— start DATA EXCERPT —
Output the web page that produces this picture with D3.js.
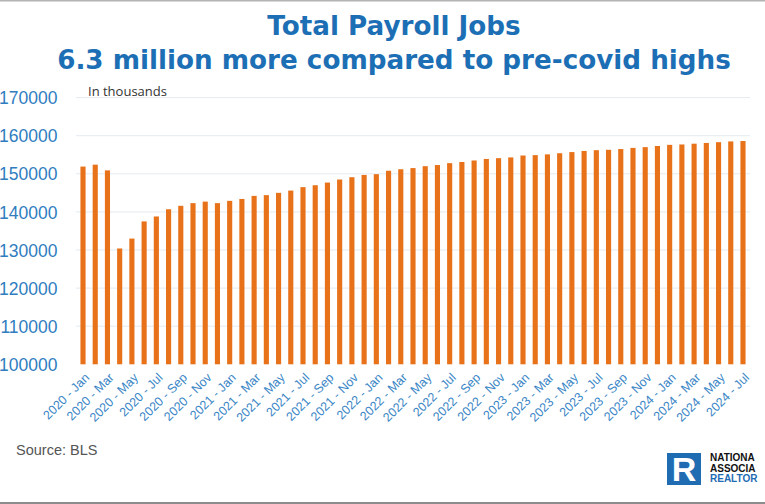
<!DOCTYPE html>
<html>
<head>
<meta charset="utf-8">
<script src="https://cdn.jsdelivr.net/npm/d3@7"></script>
<style>
  html, body { margin: 0; padding: 0; background: #fff; }
  svg { display: block; }
</style>
</head>
<body>
<svg id="chart" width="765" height="504"></svg>
<script>
// ---- data ----
const years = [2020, 2021, 2022, 2023, 2024];
const monthNames = ["Jan","Feb","Mar","Apr","May","Jun","Jul","Aug","Sep","Oct","Nov","Dec"];
const categories = [];
years.forEach(y => monthNames.forEach((m, i) => {
  if (y < 2024 || i <= 6) categories.push(y + " - " + m);
}));
// Total nonfarm payroll jobs, thousands
const payrollJobs = [
  151900, 152400, 150900, 130400, 133000, 137500, 138800, 140700, 141600, 142300, 142700, 142300,
  142900, 143400, 144200, 144400, 145000, 145600, 146500, 147000, 147700, 148500, 149100, 149700,
  149900, 150800, 151200, 151500, 152000, 152300, 152800, 153100, 153500, 153900, 154100, 154300,
  154800, 154900, 155100, 155400, 155700, 156000, 156200, 156300, 156500, 156800, 157000, 157300,
  157600, 157700, 157900, 158100, 158300, 158500, 158600
];
const yTicks = [100000, 110000, 120000, 130000, 140000, 150000, 160000, 170000];
const titleLines = ["Total Payroll Jobs", "6.3 million more compared to pre-covid highs"];
const logoLines = ["NATIONA", "ASSOCIA", "REALTOR"];

// ---- layout ----
const svg = d3.select("#chart");
const W = 765, H = 504;
const plot = { left: 76.9, right: 749.1, top: 97.6, bottom: 364.3 };

const x = d3.scaleBand().domain(categories).range([plot.left, plot.right])
  .paddingInner(0.58).paddingOuter(0.29);
const y = d3.scaleLinear().domain([100000, 170000]).range([plot.bottom, plot.top]);

// frame lines
svg.append("rect").attr("x", 0).attr("y", 0).attr("width", W).attr("height", 1.5).attr("fill", "#b4b4b4");
svg.append("rect").attr("x", 0).attr("y", 502).attr("width", W).attr("height", 2).attr("fill", "#8c8c8c");

// gridlines
svg.append("g").selectAll("line").data(yTicks.slice(1)).join("line")
  .attr("x1", plot.left - 1).attr("x2", plot.right + 1)
  .attr("y1", d => y(d)).attr("y2", d => y(d))
  .attr("stroke", "#e3ebf1").attr("stroke-width", 1);

// y axis labels
const yAxis = d3.axisLeft(y).tickValues(yTicks).tickSize(0).tickPadding(0).tickFormat(d3.format("d"));
const yg = svg.append("g").attr("transform", "translate(57.5,0)").call(yAxis);
yg.select(".domain").remove();
yg.selectAll("text").attr("fill", "#2f7dbf").attr("font-family", "Liberation Sans, Arial, sans-serif")
  .attr("font-size", 17.5).attr("dy", "0.35em");

// bars
svg.append("g").selectAll("rect").data(payrollJobs).join("rect")
  .attr("x", (d, i) => x(categories[i]))
  .attr("width", x.bandwidth())
  .attr("y", d => y(d))
  .attr("height", d => y(100000) - y(d))
  .attr("fill", "#e8721a");

// x axis labels (every other month)
const xAxis = d3.axisBottom(x).tickValues(categories.filter((c, i) => i % 2 === 0)).tickSize(0).tickPadding(0);
const xg = svg.append("g").attr("transform", `translate(0,${plot.bottom})`).call(xAxis);
xg.select(".domain").remove();
xg.selectAll("text")
  .attr("fill", "#3a86c6").attr("font-family", "Liberation Sans, Arial, sans-serif").attr("font-size", 12.5)
  .attr("text-anchor", "end").attr("dy", "0.35em").attr("y", 0)
  .attr("transform", "translate(4,11) rotate(-45)");

// title
const title = svg.append("g");
title.selectAll("text").data(titleLines).join("text")
  .attr("x", 394).attr("y", (d, i) => i === 0 ? 34.5 : 68.5)
  .attr("text-anchor", "middle")
  .attr("font-family", "DejaVu Sans, Liberation Sans, sans-serif").attr("font-weight", 700)
  .attr("font-size", 24).attr("fill", "#1d6fb5")
  .text(d => d);
// fit second line width to ~674px
const t2 = title.selectAll("text").nodes()[1];
const w2 = t2.getComputedTextLength();
const fs = 24 * 674 / w2;
title.selectAll("text").attr("font-size", fs);

// "In thousands"
svg.append("text").attr("x", 88).attr("y", 96)
  .attr("font-family", "Open Sans, Liberation Sans, sans-serif").attr("font-size", 13)
  .attr("fill", "#333").text("In thousands");

// source
svg.append("text").attr("x", 16).attr("y", 455)
  .attr("font-family", "Liberation Sans, Arial, sans-serif").attr("font-size", 14.5)
  .attr("fill", "#555").text("Source: BLS");

// logo
const logo = svg.append("g");
logo.append("rect").attr("x", 667).attr("y", 453).attr("width", 34).attr("height", 32).attr("fill", "#1f6cb3");
logo.append("text").attr("x", 684).attr("y", 481).attr("text-anchor", "middle")
  .attr("font-family", "Liberation Sans, Arial, sans-serif").attr("font-weight", 700).attr("font-size", 34)
  .attr("fill", "#fff").text("R");
logo.selectAll("text.l").data(logoLines).join("text").attr("class", "l")
  .attr("x", 710).attr("y", (d, i) => 461 + i * 10.5)
  .attr("font-family", "Liberation Sans, Arial, sans-serif").attr("font-weight", 700).attr("font-size", 10)
  .attr("fill", (d, i) => i === 2 ? "#1f6cb3" : "#111").text(d => d);
</script>
</body>
</html>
— end DATA EXCERPT —
__REQUEST__: Every line should be retyped exactly, with the pictures omitted.

__THE REPLY__:
Output the web page that produces this picture with D3.js.
<!DOCTYPE html>
<html>
<head>
<meta charset="utf-8">
<script src="https://cdn.jsdelivr.net/npm/d3@7"></script>
<style>
  html, body { margin: 0; padding: 0; background: #fff; }
  svg { display: block; }
</style>
</head>
<body>
<svg id="chart" width="765" height="504"></svg>
<script>
// ---- data ----
const years = [2020, 2021, 2022, 2023, 2024];
const monthNames = ["Jan","Feb","Mar","Apr","May","Jun","Jul","Aug","Sep","Oct","Nov","Dec"];
const categories = [];
years.forEach(y => monthNames.forEach((m, i) => {
  if (y < 2024 || i <= 6) categories.push(y + " - " + m);
}));
// Total nonfarm payroll jobs, thousands
const payrollJobs = [
  151900, 152400, 150900, 130400, 133000, 137500, 138800, 140700, 141600, 142300, 142700, 142300,
  142900, 143400, 144200, 144400, 145000, 145600, 146500, 147000, 147700, 148500, 149100, 149700,
  149900, 150800, 151200, 151500, 152000, 152300, 152800, 153100, 153500, 153900, 154100, 154300,
  154800, 154900, 155100, 155400, 155700, 156000, 156200, 156300, 156500, 156800, 157000, 157300,
  157600, 157700, 157900, 158100, 158300, 158500, 158600
];
const yTicks = [100000, 110000, 120000, 130000, 140000, 150000, 160000, 170000];
const titleLines = ["Total Payroll Jobs", "6.3 million more compared to pre-covid highs"];
const logoLines = ["NATIONA", "ASSOCIA", "REALTOR"];

// ---- layout ----
const svg = d3.select("#chart");
const W = 765, H = 504;
const plot = { left: 76.9, right: 749.1, top: 97.6, bottom: 364.3 };

const x = d3.scaleBand().domain(categories).range([plot.left, plot.right])
  .paddingInner(0.58).paddingOuter(0.29);
const y = d3.scaleLinear().domain([100000, 170000]).range([plot.bottom, plot.top]);

// frame lines
svg.append("rect").attr("x", 0).attr("y", 0).attr("width", W).attr("height", 1.5).attr("fill", "#b4b4b4");
svg.append("rect").attr("x", 0).attr("y", 502).attr("width", W).attr("height", 2).attr("fill", "#8c8c8c");

// gridlines
svg.append("g").selectAll("line").data(yTicks.slice(1)).join("line")
  .attr("x1", plot.left - 1).attr("x2", plot.right + 1)
  .attr("y1", d => y(d)).attr("y2", d => y(d))
  .attr("stroke", "#e3ebf1").attr("stroke-width", 1);

// y axis labels
const yAxis = d3.axisLeft(y).tickValues(yTicks).tickSize(0).tickPadding(0).tickFormat(d3.format("d"));
const yg = svg.append("g").attr("transform", "translate(57.5,0)").call(yAxis);
yg.select(".domain").remove();
yg.selectAll("text").attr("fill", "#2f7dbf").attr("font-family", "Liberation Sans, Arial, sans-serif")
  .attr("font-size", 17.5).attr("dy", "0.35em");

// bars
svg.append("g").selectAll("rect").data(payrollJobs).join("rect")
  .attr("x", (d, i) => x(categories[i]))
  .attr("width", x.bandwidth())
  .attr("y", d => y(d))
  .attr("height", d => y(100000) - y(d))
  .attr("fill", "#e8721a");

// x axis labels (every other month)
const xAxis = d3.axisBottom(x).tickValues(categories.filter((c, i) => i % 2 === 0)).tickSize(0).tickPadding(0);
const xg = svg.append("g").attr("transform", `translate(0,${plot.bottom})`).call(xAxis);
xg.select(".domain").remove();
xg.selectAll("text")
  .attr("fill", "#3a86c6").attr("font-family", "Liberation Sans, Arial, sans-serif").attr("font-size", 12.5)
  .attr("text-anchor", "end").attr("dy", "0.35em").attr("y", 0)
  .attr("transform", "translate(4,11) rotate(-45)");

// title
const title = svg.append("g");
title.selectAll("text").data(titleLines).join("text")
  .attr("x", 394).attr("y", (d, i) => i === 0 ? 34.5 : 68.5)
  .attr("text-anchor", "middle")
  .attr("font-family", "DejaVu Sans, Liberation Sans, sans-serif").attr("font-weight", 700)
  .attr("font-size", 24).attr("fill", "#1d6fb5")
  .text(d => d);
// fit second line width to ~674px
const t2 = title.selectAll("text").nodes()[1];
const w2 = t2.getComputedTextLength();
const fs = 24 * 674 / w2;
title.selectAll("text").attr("font-size", fs);

// "In thousands"
svg.append("text").attr("x", 88).attr("y", 96)
  .attr("font-family", "Open Sans, Liberation Sans, sans-serif").attr("font-size", 13)
  .attr("fill", "#333").text("In thousands");

// source
svg.append("text").attr("x", 16).attr("y", 455)
  .attr("font-family", "Liberation Sans, Arial, sans-serif").attr("font-size", 14.5)
  .attr("fill", "#555").text("Source: BLS");

// logo
const logo = svg.append("g");
logo.append("rect").attr("x", 667).attr("y", 453).attr("width", 34).attr("height", 32).attr("fill", "#1f6cb3");
logo.append("text").attr("x", 684).attr("y", 481).attr("text-anchor", "middle")
  .attr("font-family", "Liberation Sans, Arial, sans-serif").attr("font-weight", 700).attr("font-size", 34)
  .attr("fill", "#fff").text("R");
logo.selectAll("text.l").data(logoLines).join("text").attr("class", "l")
  .attr("x", 710).attr("y", (d, i) => 461 + i * 10.5)
  .attr("font-family", "Liberation Sans, Arial, sans-serif").attr("font-weight", 700).attr("font-size", 10)
  .attr("fill", (d, i) => i === 2 ? "#1f6cb3" : "#111").text(d => d);
</script>
</body>
</html>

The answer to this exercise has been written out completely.